And one of the most amazing things about this year's Women's Conference was the "Worldwide Sisterhood Through Service" event, held April 28. Some 5,000 women who attended the annual conference, held April 29-30 in Provo, Utah, gathered in the Wilkinson Center or J. Reuben Clark Law School building to sew, sort, compile and crochet hygiene kits and other items for needy families throughout the world. Sister Watson related that BYU Pres. Merrill J. Bateman, who is also a member of the First Quorum of the Seventy, called the event the "largest humanitarian event the Church has ever been involved with in one setting."The service project, with the original goal of 1,999 service hours in commemoration of the last year of the 1900s, eventually reached more than 6,955 service hours. The majority of the work was done the first evening, but service stations in the Garden Court of the Wilkinson Center remained in operation throughout the conference for women to donate time between sessions. By the time the conference ended, some 20,000 women had helped make, compile or sort 31,000 hygiene kits, 2,500 newborn kits, 2,500 education kits, 2,500 school bags, 31,000 sewing kits, 372,000 buttons, 407 quilts and 1,200 surgical drapes. In addition, women took home materials to crochet 2,000 bandages for leprosy patients.
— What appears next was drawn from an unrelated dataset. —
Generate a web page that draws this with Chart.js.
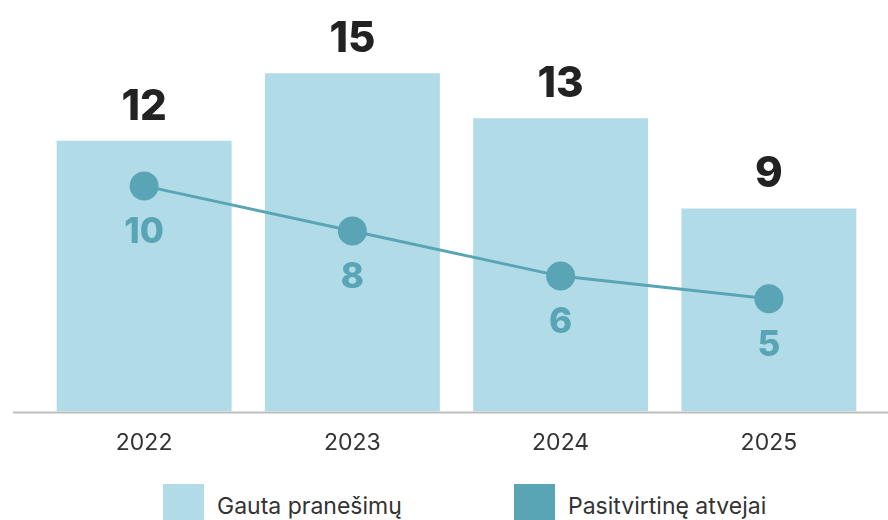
<!DOCTYPE html>
<html lang="lt">
<head>
<meta charset="UTF-8">
<title>Pranešimai ir patvirtinti atvejai</title>
<script src="https://cdn.jsdelivr.net/npm/chart.js"></script>
<style>
  html, body { margin: 0; padding: 0; background: #fff; overflow: hidden; }
  #wrap { position: relative; width: 888px; height: 520px; }
  #chart { position: absolute; left: 0; top: 0; }
  .legend-item { position: absolute; top: 484px; height: 40px; }
  .legend-item .box { position: absolute; left: 0; top: 0; width: 41px; height: 40px; }
  .legend-item .txt {
    position: absolute; top: 8px; white-space: nowrap;
    font: 23px Inter, Roboto, "Noto Sans", sans-serif; color: #333;
  }
</style>
</head>
<body>
<div id="wrap">
  <canvas id="chart" width="888" height="467"></canvas>
  <div id="legend"></div>
</div>
<script>
// Metai ir reikšmės
const years = ['2022', '2023', '2024', '2025'];
const received = [12, 15, 13, 9];
const confirmed = [10, 8, 6, 5];
const seriesNames = ['Gauta pranešimų', 'Pasitvirtinę atvejai'];

const barColor = '#b0dbe7';
const lineColor = '#5aa5b5';
const fontFamily = 'Inter, Roboto, "Noto Sans", sans-serif';

// Skaičiai virš stulpelių ir po taškais
const valueLabels = {
  id: 'valueLabels',
  afterDatasetsDraw(chart) {
    const ctx = chart.ctx;
    ctx.save();
    ctx.textAlign = 'center';
    ctx.textBaseline = 'alphabetic';

    const bars = chart.getDatasetMeta(0).data;
    ctx.fillStyle = '#222222';
    ctx.font = '800 42px ' + fontFamily;
    bars.forEach((bar, i) => {
      ctx.fillText(received[i], bar.x, bar.y - 21);
    });

    const pts = chart.getDatasetMeta(1).data;
    ctx.fillStyle = lineColor;
    ctx.font = '800 35px ' + fontFamily;
    pts.forEach((p, i) => {
      ctx.fillText(confirmed[i], p.x, p.y + 57);
    });
    ctx.restore();
  }
};

// Pagrindo linija per visą plotį
const baseLine = {
  id: 'baseLine',
  beforeDatasetsDraw(chart) {
    const ctx = chart.ctx;
    const y = chart.scales.y.getPixelForValue(0);
    ctx.save();
    ctx.strokeStyle = '#bdbdbd';
    ctx.lineWidth = 2;
    ctx.beginPath();
    ctx.moveTo(13, y + 1);
    ctx.lineTo(chart.width, y + 1);
    ctx.stroke();
    ctx.restore();
  }
};

const chart = new Chart(document.getElementById('chart'), {
  type: 'bar',
  data: {
    labels: years,
    datasets: [
      {
        label: seriesNames[0],
        data: received,
        backgroundColor: barColor,
        borderWidth: 0,
        categoryPercentage: 1,
        barPercentage: 0.84,
        order: 2
      },
      {
        type: 'line',
        label: seriesNames[1],
        data: confirmed,
        borderColor: lineColor,
        backgroundColor: lineColor,
        borderWidth: 3,
        pointRadius: 14.5,
        pointHoverRadius: 14.5,
        pointBackgroundColor: lineColor,
        pointBorderWidth: 0,
        tension: 0,
        order: 1
      }
    ]
  },
  options: {
    responsive: false,
    animation: false,
    layout: { padding: { left: 40, right: 15, top: 6, bottom: 0 } },
    plugins: {
      tooltip: { enabled: false },
      legend: { display: false }
    },
    scales: {
      x: {
        grid: { display: false },
        border: { display: false },
        ticks: {
          color: '#333333',
          padding: 10,
          font: { family: fontFamily, size: 23 }
        }
      },
      y: {
        display: false,
        min: 0,
        max: 17.6
      }
    }
  },
  plugins: [baseLine, valueLabels]
});

// Legenda po grafiku
const legend = document.getElementById('legend');
const legendLeft = [163, 514];
chart.data.datasets.forEach((ds, i) => {
  const item = document.createElement('div');
  item.className = 'legend-item';
  item.style.left = legendLeft[i] + 'px';
  item.innerHTML = '<div class="box" style="background:' + ds.backgroundColor +
    '"></div><div class="txt" style="left:54px">' + ds.label + '</div>';
  legend.appendChild(item);
});
</script>
</body>
</html>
Sister Watson explained that these items are being sent to the LDS Humanitarian Services Center in Salt Lake City for distribution to people in need.
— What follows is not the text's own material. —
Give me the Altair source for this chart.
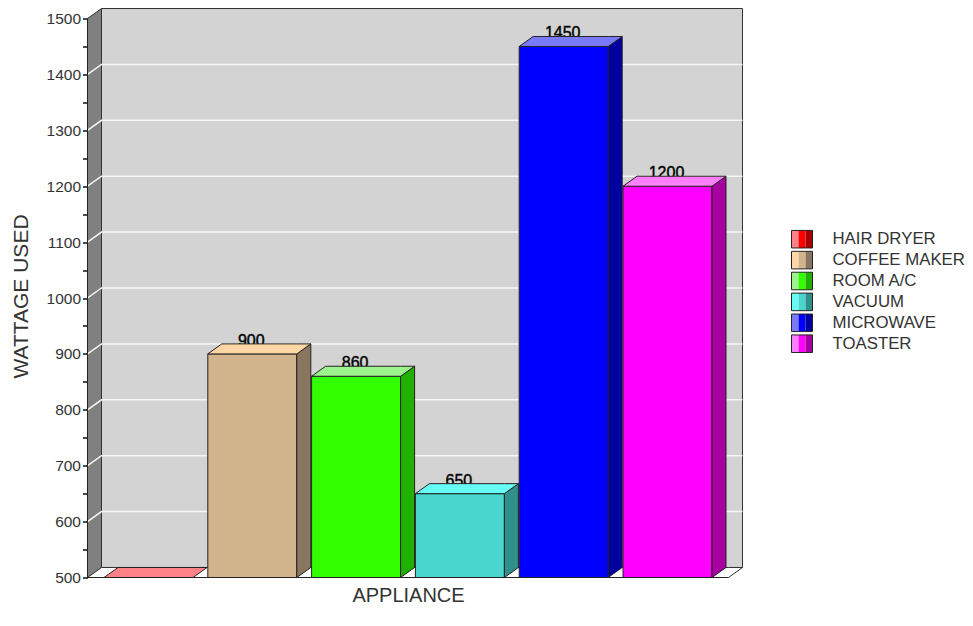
import altair as alt
import pandas as pd

categories = ["HAIR DRYER", "COFFEE MAKER", "ROOM A/C", "VACUUM", "MICROWAVE", "TOASTER"]
watts = [500, 900, 860, 650, 1450, 1200]
front = ["#ff0000", "#d2b48c", "#33ff00", "#48d6cf", "#0000ff", "#ff00ff"]
topc = ["#ff8288", "#ffd6a4", "#9cf58c", "#66fbf4", "#7a7af8", "#ff80ff"]
side = ["#a80000", "#8a7660", "#22b000", "#30908c", "#0000a0", "#a800a0"]
y_ticks = list(range(500, 1501, 50))
grid_values = list(range(600, 1401, 100))

BASE = 500
DX = 14            # depth, in x units (one unit = one px)
DY = 17.9          # depth, in watts
PLOT_W = 655
PLOT_H = 569
Y_MAX = BASE + PLOT_H * 1.789
BAR_W = 89
PITCH = 103.8
FIRST = 16.5
FONT = "Liberation Sans"
INK = "#222222"

xs = alt.Scale(domain=[0, PLOT_W], nice=False, zero=False)
ys = alt.Scale(domain=[BASE, Y_MAX], nice=False, zero=False)

XAX = alt.Axis(
    title="APPLIANCE", labels=False, ticks=False, domain=False, grid=False,
    titleFont=FONT, titleFontSize=20, titleFontWeight="normal", titleColor="#333333",
    titlePadding=8, titleX=(PLOT_W - DX) / 2)
YAX = alt.Axis(
    title="WATTAGE USED", values=y_ticks, grid=False, domain=False,
    labelExpr="datum.value % 100 == 0 ? datum.value : ''",
    tickSize=5, tickColor="#111111", tickWidth=1.5,
    labelFont=FONT, labelFontSize=15.5, labelColor="#333333", labelPadding=2,
    titleFont=FONT, titleFontSize=21, titleFontWeight="normal", titleColor="#333333",
    titlePadding=15, titleY=287.5, labelOverlap=False)


def poly(rows, pid, fill):
    return [{"x": x, "y": a, "y2": b, "pid": pid, "fill": fill} for x, a, b in rows]


walls = []
walls += poly([(DX, BASE + DY, Y_MAX), (PLOT_W, BASE + DY, Y_MAX)], "a_back", "#d3d3d3")
walls += poly([(0, BASE, 1500), (DX, BASE + DY, Y_MAX)], "b_left", "#808080")
walls += poly([(0, BASE, BASE), (DX, BASE, BASE + DY), (PLOT_W - DX, BASE, BASE + DY),
               (PLOT_W, BASE + DY, BASE + DY)], "c_floor", "#ffffff")

grid = []
for v in grid_values:
    grid += [{"x": 0, "v": v, "g": v}, {"x": DX, "v": v + DY, "g": v}, {"x": PLOT_W, "v": v + DY, "g": v}]

faces = []
labels = []
for i, (name, v) in enumerate(zip(categories, watts)):
    L = FIRST + i * PITCH
    R = L + BAR_W
    pid = f"{i}"
    if v > BASE:
        faces += poly([(L, BASE, v), (R, BASE, v)], pid + "_f", front[i])
        faces += poly([(R, BASE, v), (R + DX, BASE + DY, v + DY)], pid + "_s", side[i])
        labels.append({"x": (L + R) / 2 - 1, "y": v + DY, "t": str(v)})
    faces += poly([(L, v, v), (L + DX, v, v + DY), (R, v, v + DY), (R + DX, v + DY, v + DY)],
                  pid + "_t", topc[i])


def areas(rows, stroke=INK):
    return alt.Chart(pd.DataFrame(rows)).mark_area(
        stroke=stroke, strokeWidth=1, interpolate="linear", opacity=1, orient="vertical"
    ).encode(
        x=alt.X("x:Q", scale=xs, axis=XAX),
        y=alt.Y("y:Q", scale=ys, axis=YAX),
        y2="y2:Q",
        detail="pid:N",
        fill=alt.Fill("fill:N", scale=None),
    )


wall_layer = areas(walls, "#333333")
grid_layer = alt.Chart(pd.DataFrame(grid)).mark_line(color="#f6f6f6", strokeWidth=1.5).encode(
    x=alt.X("x:Q", scale=xs, axis=XAX),
    y=alt.Y("v:Q", scale=ys, axis=YAX),
    detail="g:N",
)
label_layer = alt.Chart(pd.DataFrame(labels)).mark_text(
    font=FONT, fontSize=16, color="#000000", stroke="#000000", strokeWidth=0.4,
    baseline="alphabetic", dy=2
).encode(
    x=alt.X("x:Q", scale=xs, axis=XAX),
    y=alt.Y("y:Q", scale=ys, axis=YAX),
    text="t:N",
)
bar_layer = areas(faces)

axis_df = pd.DataFrame({"a": [0], "b": [BASE]})
y_axis_layer = alt.Chart(axis_df).mark_rule(color=INK, strokeWidth=1).encode(
    x=alt.X("a:Q", scale=xs, axis=XAX),
    y=alt.Y("b:Q", scale=ys, axis=YAX),
    y2=alt.datum(1500),
)
base_rule = alt.Chart(axis_df).mark_rule(color=INK, strokeWidth=1).encode(
    x=alt.X("a:Q", scale=xs, axis=XAX),
    x2=alt.datum(PLOT_W - DX),
    y=alt.Y("b:Q", scale=ys, axis=YAX),
)
main = alt.layer(wall_layer, grid_layer, y_axis_layer, base_rule, label_layer, bar_layer).properties(
    width=PLOT_W, height=PLOT_H
)

# legend panel
LEG_W = 165
PX_PER_ROW = 20.9
top_rows = 230.7
leg_domain = [-top_rows / PX_PER_ROW, (PLOT_H - top_rows) / PX_PER_ROW]
lx = alt.Scale(domain=[0, LEG_W], nice=False, zero=False)
ly = alt.Scale(domain=leg_domain, reverse=True, nice=False, zero=False)
seg = []
frames = []
for r, name in enumerate(categories):
    for k, c in enumerate([topc[r], front[r], side[r]]):
        seg.append({"x": k * 7, "x2": (k + 1) * 7, "r": r - 0.42, "r2": r + 0.42, "c": c})
    frames.append({"x": 0, "x2": 21, "r": r - 0.42, "r2": r + 0.42, "name": name, "tx": 41, "row": r})
seg_layer = alt.Chart(pd.DataFrame(seg)).mark_rect().encode(
    x=alt.X("x:Q", scale=lx, axis=None), x2="x2:Q",
    y=alt.Y("r:Q", scale=ly, axis=None), y2="r2:Q",
    color=alt.Color("c:N", scale=None),
)
frame_layer = alt.Chart(pd.DataFrame(frames)).mark_rect(fillOpacity=0, stroke=INK, strokeWidth=1).encode(
    x=alt.X("x:Q", scale=lx, axis=None), x2="x2:Q",
    y=alt.Y("r:Q", scale=ly, axis=None), y2="r2:Q",
)
text_layer = alt.Chart(pd.DataFrame(frames)).mark_text(
    font=FONT, fontSize=16.8, color="#333333", align="left", baseline="middle"
).encode(
    x=alt.X("tx:Q", scale=lx, axis=None),
    y=alt.Y("row:Q", scale=ly, axis=None),
    text="name:N",
)
legend_panel = alt.layer(seg_layer, frame_layer, text_layer).properties(width=LEG_W, height=PLOT_H)

chart = alt.hconcat(main, legend_panel, spacing=45).resolve_scale(x="independent", y="independent").configure_view(
    stroke=None
).properties(padding={"left": 1.5, "top": -1.5, "right": -1, "bottom": 0}, background="#ffffff")

chart.save("out.html", embed_options={"renderer": "svg", "actions": False})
Expressing her delight in the success of the service, Sister Watson noted the original goal of 1,999 hours was accomplished in the first one hour and 18 minutes of work April 28. "You put Latter-day Saint women together with a purpose and focus and the sky's the limit," she exclaimed. "They came, they gave, and they made a huge difference."

She was especially thrilled at the response the first evening. Despite a rain storm, "they came in droves, and they stayed," she added.

Sister Watson quipped that the women seemed to have had such a good time that conference officials joked about canceling a session on depression "due to lack of interest."